TO DO |
From the listing that follows, extract every line and set it down unaltered.

* * * * *

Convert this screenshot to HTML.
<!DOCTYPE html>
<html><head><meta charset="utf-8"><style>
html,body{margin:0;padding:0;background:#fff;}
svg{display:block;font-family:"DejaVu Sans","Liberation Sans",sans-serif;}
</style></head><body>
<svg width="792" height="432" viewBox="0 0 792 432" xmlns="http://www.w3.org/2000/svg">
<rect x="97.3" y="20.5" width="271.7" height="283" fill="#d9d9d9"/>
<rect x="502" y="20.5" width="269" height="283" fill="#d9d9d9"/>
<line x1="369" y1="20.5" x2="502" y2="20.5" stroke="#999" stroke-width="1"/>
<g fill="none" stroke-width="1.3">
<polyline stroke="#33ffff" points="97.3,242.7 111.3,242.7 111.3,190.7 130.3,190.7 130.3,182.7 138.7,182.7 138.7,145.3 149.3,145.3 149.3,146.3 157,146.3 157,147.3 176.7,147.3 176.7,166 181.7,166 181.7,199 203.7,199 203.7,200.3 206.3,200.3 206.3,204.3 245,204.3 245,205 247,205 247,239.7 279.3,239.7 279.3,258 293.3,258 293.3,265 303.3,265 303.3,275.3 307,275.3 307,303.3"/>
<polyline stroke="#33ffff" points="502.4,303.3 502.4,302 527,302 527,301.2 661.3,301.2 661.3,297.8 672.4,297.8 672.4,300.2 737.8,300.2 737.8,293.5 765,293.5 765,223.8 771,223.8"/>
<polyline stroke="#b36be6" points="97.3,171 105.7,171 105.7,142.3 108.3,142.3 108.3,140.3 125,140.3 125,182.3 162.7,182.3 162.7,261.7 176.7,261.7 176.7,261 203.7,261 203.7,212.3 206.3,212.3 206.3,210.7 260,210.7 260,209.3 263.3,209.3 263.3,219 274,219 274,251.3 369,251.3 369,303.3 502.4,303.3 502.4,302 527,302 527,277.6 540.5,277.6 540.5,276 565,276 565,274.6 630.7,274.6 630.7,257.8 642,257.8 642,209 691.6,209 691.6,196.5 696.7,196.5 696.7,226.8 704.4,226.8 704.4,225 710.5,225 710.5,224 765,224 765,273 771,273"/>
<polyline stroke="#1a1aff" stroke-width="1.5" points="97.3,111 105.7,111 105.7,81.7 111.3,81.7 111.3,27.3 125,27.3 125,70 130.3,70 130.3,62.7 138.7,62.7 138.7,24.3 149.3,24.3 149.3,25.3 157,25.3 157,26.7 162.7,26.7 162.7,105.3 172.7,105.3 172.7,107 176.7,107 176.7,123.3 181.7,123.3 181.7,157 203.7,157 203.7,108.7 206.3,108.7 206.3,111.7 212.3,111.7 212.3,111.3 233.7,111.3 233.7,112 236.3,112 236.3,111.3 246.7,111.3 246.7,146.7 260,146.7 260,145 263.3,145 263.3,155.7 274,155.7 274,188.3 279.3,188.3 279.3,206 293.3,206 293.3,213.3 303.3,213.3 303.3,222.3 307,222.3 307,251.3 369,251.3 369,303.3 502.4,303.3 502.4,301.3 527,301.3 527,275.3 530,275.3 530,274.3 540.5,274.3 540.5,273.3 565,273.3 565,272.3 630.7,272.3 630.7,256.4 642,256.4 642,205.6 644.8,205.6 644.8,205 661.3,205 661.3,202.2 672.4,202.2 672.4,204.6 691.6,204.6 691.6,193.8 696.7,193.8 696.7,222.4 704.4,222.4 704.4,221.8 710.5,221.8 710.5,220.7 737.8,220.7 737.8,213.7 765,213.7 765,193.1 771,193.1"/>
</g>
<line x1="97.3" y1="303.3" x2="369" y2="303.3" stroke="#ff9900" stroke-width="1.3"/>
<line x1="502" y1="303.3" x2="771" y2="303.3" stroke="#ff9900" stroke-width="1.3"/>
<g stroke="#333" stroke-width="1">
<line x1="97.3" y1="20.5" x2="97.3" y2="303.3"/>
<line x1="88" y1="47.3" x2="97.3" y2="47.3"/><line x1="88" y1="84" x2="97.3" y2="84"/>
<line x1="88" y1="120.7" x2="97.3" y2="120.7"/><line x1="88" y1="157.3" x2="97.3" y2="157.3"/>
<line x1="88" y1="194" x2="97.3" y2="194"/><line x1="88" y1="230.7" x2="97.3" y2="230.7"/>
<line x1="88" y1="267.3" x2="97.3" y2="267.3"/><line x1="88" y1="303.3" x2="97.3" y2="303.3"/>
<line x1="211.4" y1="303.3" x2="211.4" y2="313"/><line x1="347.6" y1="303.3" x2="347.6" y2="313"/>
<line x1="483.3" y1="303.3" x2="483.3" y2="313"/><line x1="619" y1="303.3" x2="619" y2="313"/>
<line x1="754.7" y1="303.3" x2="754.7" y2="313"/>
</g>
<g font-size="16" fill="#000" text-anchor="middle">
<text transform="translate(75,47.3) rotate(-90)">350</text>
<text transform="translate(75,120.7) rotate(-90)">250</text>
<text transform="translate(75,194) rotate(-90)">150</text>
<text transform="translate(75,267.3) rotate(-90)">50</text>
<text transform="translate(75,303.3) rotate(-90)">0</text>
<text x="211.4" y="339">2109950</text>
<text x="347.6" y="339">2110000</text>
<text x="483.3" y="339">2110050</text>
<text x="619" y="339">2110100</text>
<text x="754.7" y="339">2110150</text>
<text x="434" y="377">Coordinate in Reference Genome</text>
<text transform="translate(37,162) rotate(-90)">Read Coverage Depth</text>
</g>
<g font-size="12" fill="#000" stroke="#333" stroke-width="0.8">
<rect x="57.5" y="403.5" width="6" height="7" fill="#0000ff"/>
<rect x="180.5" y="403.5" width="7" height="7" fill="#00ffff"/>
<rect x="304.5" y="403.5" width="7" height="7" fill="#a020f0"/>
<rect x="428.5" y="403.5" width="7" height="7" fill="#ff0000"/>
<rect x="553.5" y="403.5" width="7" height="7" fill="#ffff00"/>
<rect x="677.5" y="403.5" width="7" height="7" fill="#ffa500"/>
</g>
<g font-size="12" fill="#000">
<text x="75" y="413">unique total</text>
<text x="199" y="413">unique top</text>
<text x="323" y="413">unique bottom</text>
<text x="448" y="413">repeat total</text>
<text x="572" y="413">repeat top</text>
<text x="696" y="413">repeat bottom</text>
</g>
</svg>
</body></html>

* * * * *

ANSWER TO THIS PROBLEM |
Convert this screenshot to HTML.
<!DOCTYPE html>
<html><head><meta charset="utf-8"><style>
html,body{margin:0;padding:0;background:#fff;}
svg{display:block;font-family:"DejaVu Sans","Liberation Sans",sans-serif;}
</style></head><body>
<svg width="792" height="432" viewBox="0 0 792 432" xmlns="http://www.w3.org/2000/svg">
<rect x="97.3" y="20.5" width="271.7" height="283" fill="#d9d9d9"/>
<rect x="502" y="20.5" width="269" height="283" fill="#d9d9d9"/>
<line x1="369" y1="20.5" x2="502" y2="20.5" stroke="#999" stroke-width="1"/>
<g fill="none" stroke-width="1.3">
<polyline stroke="#33ffff" points="97.3,242.7 111.3,242.7 111.3,190.7 130.3,190.7 130.3,182.7 138.7,182.7 138.7,145.3 149.3,145.3 149.3,146.3 157,146.3 157,147.3 176.7,147.3 176.7,166 181.7,166 181.7,199 203.7,199 203.7,200.3 206.3,200.3 206.3,204.3 245,204.3 245,205 247,205 247,239.7 279.3,239.7 279.3,258 293.3,258 293.3,265 303.3,265 303.3,275.3 307,275.3 307,303.3"/>
<polyline stroke="#33ffff" points="502.4,303.3 502.4,302 527,302 527,301.2 661.3,301.2 661.3,297.8 672.4,297.8 672.4,300.2 737.8,300.2 737.8,293.5 765,293.5 765,223.8 771,223.8"/>
<polyline stroke="#b36be6" points="97.3,171 105.7,171 105.7,142.3 108.3,142.3 108.3,140.3 125,140.3 125,182.3 162.7,182.3 162.7,261.7 176.7,261.7 176.7,261 203.7,261 203.7,212.3 206.3,212.3 206.3,210.7 260,210.7 260,209.3 263.3,209.3 263.3,219 274,219 274,251.3 369,251.3 369,303.3 502.4,303.3 502.4,302 527,302 527,277.6 540.5,277.6 540.5,276 565,276 565,274.6 630.7,274.6 630.7,257.8 642,257.8 642,209 691.6,209 691.6,196.5 696.7,196.5 696.7,226.8 704.4,226.8 704.4,225 710.5,225 710.5,224 765,224 765,273 771,273"/>
<polyline stroke="#1a1aff" stroke-width="1.5" points="97.3,111 105.7,111 105.7,81.7 111.3,81.7 111.3,27.3 125,27.3 125,70 130.3,70 130.3,62.7 138.7,62.7 138.7,24.3 149.3,24.3 149.3,25.3 157,25.3 157,26.7 162.7,26.7 162.7,105.3 172.7,105.3 172.7,107 176.7,107 176.7,123.3 181.7,123.3 181.7,157 203.7,157 203.7,108.7 206.3,108.7 206.3,111.7 212.3,111.7 212.3,111.3 233.7,111.3 233.7,112 236.3,112 236.3,111.3 246.7,111.3 246.7,146.7 260,146.7 260,145 263.3,145 263.3,155.7 274,155.7 274,188.3 279.3,188.3 279.3,206 293.3,206 293.3,213.3 303.3,213.3 303.3,222.3 307,222.3 307,251.3 369,251.3 369,303.3 502.4,303.3 502.4,301.3 527,301.3 527,275.3 530,275.3 530,274.3 540.5,274.3 540.5,273.3 565,273.3 565,272.3 630.7,272.3 630.7,256.4 642,256.4 642,205.6 644.8,205.6 644.8,205 661.3,205 661.3,202.2 672.4,202.2 672.4,204.6 691.6,204.6 691.6,193.8 696.7,193.8 696.7,222.4 704.4,222.4 704.4,221.8 710.5,221.8 710.5,220.7 737.8,220.7 737.8,213.7 765,213.7 765,193.1 771,193.1"/>
</g>
<line x1="97.3" y1="303.3" x2="369" y2="303.3" stroke="#ff9900" stroke-width="1.3"/>
<line x1="502" y1="303.3" x2="771" y2="303.3" stroke="#ff9900" stroke-width="1.3"/>
<g stroke="#333" stroke-width="1">
<line x1="97.3" y1="20.5" x2="97.3" y2="303.3"/>
<line x1="88" y1="47.3" x2="97.3" y2="47.3"/><line x1="88" y1="84" x2="97.3" y2="84"/>
<line x1="88" y1="120.7" x2="97.3" y2="120.7"/><line x1="88" y1="157.3" x2="97.3" y2="157.3"/>
<line x1="88" y1="194" x2="97.3" y2="194"/><line x1="88" y1="230.7" x2="97.3" y2="230.7"/>
<line x1="88" y1="267.3" x2="97.3" y2="267.3"/><line x1="88" y1="303.3" x2="97.3" y2="303.3"/>
<line x1="211.4" y1="303.3" x2="211.4" y2="313"/><line x1="347.6" y1="303.3" x2="347.6" y2="313"/>
<line x1="483.3" y1="303.3" x2="483.3" y2="313"/><line x1="619" y1="303.3" x2="619" y2="313"/>
<line x1="754.7" y1="303.3" x2="754.7" y2="313"/>
</g>
<g font-size="16" fill="#000" text-anchor="middle">
<text transform="translate(75,47.3) rotate(-90)">350</text>
<text transform="translate(75,120.7) rotate(-90)">250</text>
<text transform="translate(75,194) rotate(-90)">150</text>
<text transform="translate(75,267.3) rotate(-90)">50</text>
<text transform="translate(75,303.3) rotate(-90)">0</text>
<text x="211.4" y="339">2109950</text>
<text x="347.6" y="339">2110000</text>
<text x="483.3" y="339">2110050</text>
<text x="619" y="339">2110100</text>
<text x="754.7" y="339">2110150</text>
<text x="434" y="377">Coordinate in Reference Genome</text>
<text transform="translate(37,162) rotate(-90)">Read Coverage Depth</text>
</g>
<g font-size="12" fill="#000" stroke="#333" stroke-width="0.8">
<rect x="57.5" y="403.5" width="6" height="7" fill="#0000ff"/>
<rect x="180.5" y="403.5" width="7" height="7" fill="#00ffff"/>
<rect x="304.5" y="403.5" width="7" height="7" fill="#a020f0"/>
<rect x="428.5" y="403.5" width="7" height="7" fill="#ff0000"/>
<rect x="553.5" y="403.5" width="7" height="7" fill="#ffff00"/>
<rect x="677.5" y="403.5" width="7" height="7" fill="#ffa500"/>
</g>
<g font-size="12" fill="#000">
<text x="75" y="413">unique total</text>
<text x="199" y="413">unique top</text>
<text x="323" y="413">unique bottom</text>
<text x="448" y="413">repeat total</text>
<text x="572" y="413">repeat top</text>
<text x="696" y="413">repeat bottom</text>
</g>
</svg>
</body></html>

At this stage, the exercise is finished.